Prologue to the Normative System

The Universe is the first and oldest system.  All other systems are contained within it and subject to its  universal framework, bound by the forces of gravity and electromagnetic energy.


What are Systems?  Let’s call them: “ways of doing things.”


 At the end of the seventeenth Century Isaac Newton showed, in his derivation of the laws of motion, that gravitational force impacts the motion of all physical objects.

At the beginning of the twentieth Century Albert Einstein, in his theories of Special and General Relativity, showed how the dual forces of electromagnetic energy and gravity determine the very geometry of space and time.


The force of gravity and the speed of light define the boundary of the Universe.    Outside the Universe there would be no energy, no movement, and no possible development.   Everything is either a system or a part of a system, starting with and contained within the Universe.


All systems do things.  Doing things takes energy, so all systems use energy.  There is a fixed amount of energy in the Universe.  According to the first law of thermodynamics, energy can neither be created nor destroyed.  


All systems use energy to do things and in so doing they make that energy less available to other systems.  This is the second law of thermodynamics.  Once energy has been utilized it cannot be re-utilized to the same degree.  Each time it is used it becomes degraded.  For example, in a living-system plants extract energy from the sun, and animals extract the chemical energy from eating plants, or from eating other animals; in effect, all animals have to use additional energy to get the same amount of energy that plants can get just by staying in one place and soaking up the sun; that is the second law of thermodynamics at work.


All systems develop and change over time.  All systems are born, they do things, and then they die, and stop doing things.  This is obviously true of living organisms, but it is also true of  our solar system and the Universe, but on vastly larger time-scales.  


Systems form a natural hierarchy.  All systems are physical;  living systems are purposive physical systems;  Human systems are normative purposive physical systems.


I have divided systems into three nested categories:  All systems are physical systems, subject to the fundamental forces of the Universe.  Living systems are purposive physical systems.  Human systems are normative, purposive physical systems.


All systems are physical, that is, they exist within the Universe.  There is no outside.  What we refer to as “spiritual” is a human system of perception that relies on our culture and imagination, and is therefore based on physical occurrences.

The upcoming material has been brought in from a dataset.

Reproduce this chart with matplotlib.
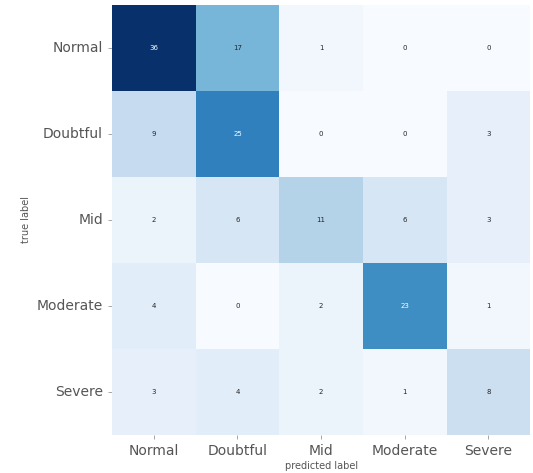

Living systems are purposive physical systems - they maintain and replicate themselves.  A flame resembles a living system because it gives off heat and changes it shape. A flame just goes out when it runs out of fuel. The flame is a partially self-maintaining physical system, but it does not act from purpose.  In contrast,  a  living system will go look for more food before it runs out of energy.


What makes human systems different from other living systems?  Humans have rules that they collectively agree to.  These rules create a social reality that only exists because of collective human acceptance.  I call this creation of social reality - Normativity.


The fundamental fact about normative systems is that they are always based on the creation of an imaginary boundary.  One between good and evil, right and wrong, truth and ignorance, beauty and ugliness, and, between meeting or not meeting countless standards of behaviour.   The boundary is not there in reality like the shoreline.  It is one that is created by the agreement of a group of human beings. In order to create this boundary humans must be able to agree on a difference, and actively maintain that difference by including some behaviours and excluding others.

Normative systems frame all human social activity.   The first humans began the human experiment when they agreed to live under a moral system.   Just as the Universe creates the structure of physical reality through its own gravitational and electromagnetic forces, by drawing a line between good and evil, our Homo Erectus ancestors created the basis for all succeeding human systems, systems that eventually led to language and the myriad of cultural forms that we participate in today. - Originally Posted April 24, 2017.